I
Las cosas que temes en la noche son el ocultamiento de la noche.
Los ruiditos, los crujidos, la posibilidad de que alguien entre, de que alguien venza la cerradura, la posibilidad de un monstruo en el placard, o de que las sombras de vuelvan carne, o que la palabra de un muerto nos llame, o que las canillas viertan sangre, o que en la transparencia suave de la penumbra se distinga una mujer de blanco, flotando , o que ropa tirada sobre la cómoda cobre vida y ansíe venganza, o los pasos que se oyen en el piso de arriba, o que el viento cifre un mensaje mortal, o que el televisor se encienda de repente y de la luminosidad azul del interferencia alguien se aproxime, o algo agazapado en el balcón aguarda que apagues la luz, o que un insecto de infinita paciencia viva en tu almohada y te beba lentamente, o que el espejo se desincronice y no devuelva tus gestos, o que tu pareja, enajenada y en trance en mitad de la noche te apuñale, o que debajo de tu cama, acurrucado, alguien espera que entres en el sueño, o que etc.
II
Todo eso oculta, traspapela la noche. Encuentra algunas de esas cosas quien no quiere ver la noche.
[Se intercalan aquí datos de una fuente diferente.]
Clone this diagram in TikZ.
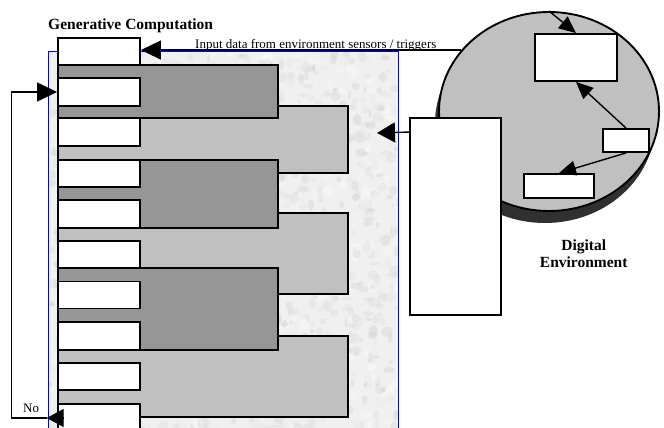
\documentclass[tikz,border=0pt]{standalone}
\usepackage{fontspec}
\setmainfont{Liberation Serif}
\usetikzlibrary{arrows.meta,shapes.geometric,calc}

\definecolor{darkblock}{RGB}{150,150,150}
\definecolor{lightblock}{RGB}{192,192,192}
\definecolor{envfill}{RGB}{192,192,192}
\definecolor{envshade}{RGB}{48,48,48}
\definecolor{framecol}{RGB}{0,0,255}

\tikzset{
  wbox/.style={draw, line width=1.9pt, fill=white, inner sep=0pt, minimum width=82pt},
  dblock/.style={draw, line width=1.9pt, fill=darkblock, inner sep=0pt, minimum width=220pt},
  lblock/.style={draw, line width=1.9pt, fill=lightblock, inner sep=0pt, minimum width=290pt},
  ebox/.style={draw, line width=1.9pt, fill=white, inner sep=0pt},
  bigarr/.style={line width=1.4pt, -{Triangle[length=20pt,width=19pt]}},
  smallarr/.style={line width=1.4pt, -{Triangle[length=17pt,width=15pt]}},
  lbl/.style={inner sep=0pt, font=\fontsize{13}{15}\selectfont},
  ttl/.style={inner sep=0pt, font=\bfseries\fontsize{15.5}{17}\selectfont},
}

\begin{document}
\begin{tikzpicture}[x=1pt, y=-1pt]
\useasboundingbox (0,0) rectangle (664,428);

% mottled background of the computation frame
\begin{scope}
  \clip (49,52) rectangle (399,432);
  \fill[black!6] (49,52) rectangle (399,432);
  \pgfmathsetseed{11}
  \foreach \i in {1,...,1800}{
    \pgfmathsetmacro\px{49+350*rnd}
    \pgfmathsetmacro\py{52+380*rnd}
    \pgfmathsetmacro\rx{1.5+4.5*rnd}
    \pgfmathsetmacro\ry{1.5+4.5*rnd}
    \pgfmathtruncatemacro\sh{1+18*rnd}
    \fill[black!\sh, fill opacity=0.45] (\px,\py) ellipse [x radius=\rx, y radius=\ry];
  }
\end{scope}
\draw[framecol, line width=1.5pt] (48.5,51.7) rectangle (398.5,434);

% light grey groups
\node[lblock, minimum height=67.3pt] (l1) at (203,139.65) {};
\node[lblock, minimum height=81pt]   (l2) at (203,253.8) {};
\node[lblock, minimum height=80.7pt] (l3) at (203,376.35) {};

% dark grey groups
\node[dblock, minimum height=53.6pt] (d1) at (168,91.5) {};
\node[dblock, minimum height=68pt]   (d2) at (168,194) {};
\node[dblock, minimum height=82pt]   (d3) at (168,309) {};

% stacked white steps
\node[wbox, minimum height=27pt] (w1)  at (99,51.5) {};
\node[wbox, minimum height=28pt] (w2)  at (99,92) {};
\node[wbox, minimum height=28pt] (w3)  at (99,132) {};
\node[wbox, minimum height=27pt] (w4)  at (99,173.5) {};
\node[wbox, minimum height=28pt] (w5)  at (99,214) {};
\node[wbox, minimum height=27pt] (w6)  at (99,254.5) {};
\node[wbox, minimum height=27pt] (w7)  at (99,295) {};
\node[wbox, minimum height=28pt] (w8)  at (99,336) {};
\node[wbox, minimum height=27pt] (w9)  at (99,376.5) {};
\node[wbox, minimum height=28pt] (w10) at (99,418) {};

% digital environment disk with its extruded shadow
\foreach \t in {0.25,0.5,0.75,1}{
  \fill[envshade] ($(549,111.5)+\t*(-4,12)$) ellipse [x radius=110, y radius=99.5];
}
\node[ellipse, draw, line width=1.9pt, fill=envfill, inner sep=0pt,
      minimum width=220pt, minimum height=199pt] (env) at (549,111.5) {};

\node[ebox, minimum width=82pt, minimum height=47pt] (etop)   at (576,57.5) {};
\node[ebox, minimum width=46pt, minimum height=23pt] (esmall) at (626,140.5) {};
\node[ebox, minimum width=70pt, minimum height=24pt] (ebl)    at (559,186) {};

\draw[smallarr] (env.north) -- (etop.north);
\draw[smallarr] (esmall.north) -- (etop.south);
\draw[smallarr] (esmall.south) -- (ebl.north);

\node[ttl, align=center, anchor=base] (envlbl) at (583.7,267) {Digital\\Environment};

% output of the environment back into the frame
\node[ebox, minimum width=91pt, minimum height=197pt] (bigbox) at (455.5,216.5) {};
\coordinate (feedpt) at (377,133);
\draw[line width=1.4pt, -{Triangle[length=18pt,width=20pt]}]
  ($(bigbox.north west)+(0,15)$) -- (feedpt);

% sensor input line
\draw[bigarr] (env.145.8) -- (env.145.8 -| w1.east);
\node[lbl, anchor=base west] (inlbl) at (195,48.5) {Input data from environment sensors / triggers};

% heading
\node[ttl, anchor=base west] (head) at (48,30) {Generative Computation};

% "No" feedback loop
\coordinate (notip) at (46.7,418);
\coordinate (loopx) at (11.7,0);
\draw[line width=1.4pt, -{Triangle[length=17pt,width=18pt]}]
  ($(w10.west)+(5.5,0)$) -- (notip);
\draw[bigarr] (notip) -- (notip -| loopx) -- (w2.west -| loopx) -- (w2.west);
\node[lbl, anchor=base west] (nolbl) at (23,412.7) {No};
\end{tikzpicture}
\end{document}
Quien no se atreve a la noche. Su vacío, su escenario próximo al sacrificio. Su espejo esencial. Artilugios de evasión de algo tan atroz e insonsable como la noche. Hemos necesitado dar un cuerpo, un nombre al malestar profundo de la noche, para exorcisar o redimir bajo la sentencia de una apariencia a una voracidad interior insaciable. Hay algo en la noche que es la noche. Un vacío, una soledad perfectas. Un silencio al que acude pronto la desesperación. Una confrontación con el cadáver de sí mismo, con los hilos de la marioneta, con el sin sentido de cada instante. La civilización no duerme de noche sino para evitar la noche. Los poetas coquetean con ella, siempre con un pie afuera, y prestan un oído a la noche y el otro lo colman de palabras. Vulgarizan el abismo de la noche hablando de la noche. La noche es inasible, inenarrable. La noche es un naufragio calladísimo. Pero esto ya no es la noche, sino la sensación de las palabras, las imágenes que quieren soñar la significancia elusiva de la noche. Pero la imagen es la presencia de una lejanía, y es en el influjo de esa lejanía donde la noche dirime su imperio.
III
La eternidad tiene el denso sabor oscuro de la noche. No es tanto la hora, ni la penumbra, ni la calma. Hay algo primitivo y terrible en la noche. Hay un llamamiento. Un sutil canto sirenaico entre el ruido del ascensor y el motor de un auto que pasa, o los pasos tenues de un gato atravesando la calle. La noche postula su pregunta: ¿venís? ¿querés ser uno con la eternidad? Y nosotros ponemos más alto el volúmen de la tv y tratamos de no atender, de no sentirnos interpelados. Hacemos de cuenta que no oímos bien, que la noche apenas si ha balbuceado algo o sustituimos esa llamada con los ruiditos, los crujidos nocturnos, y nos distraemos. Decimos que no con nuestro mirar para otro lado y nos hacemos los tontos porque la angustia de tomar en serio esa pregunta nos desasosiega. Y cometemos la vida en ese hacer de cuenta que no puede ser en serio, y como nunca nos tomamos el trabajo de arroparnos con la noche, de asimilar, de recibir la experiencia de la noche, no escuchamos del todo bien la pregunta – para nosotros son ruidos en el living, pasos en el piso de arriba, silencio que debemos confrontar -, y no sabemos entonces bien de qué manera terminamos pasando del no al sí.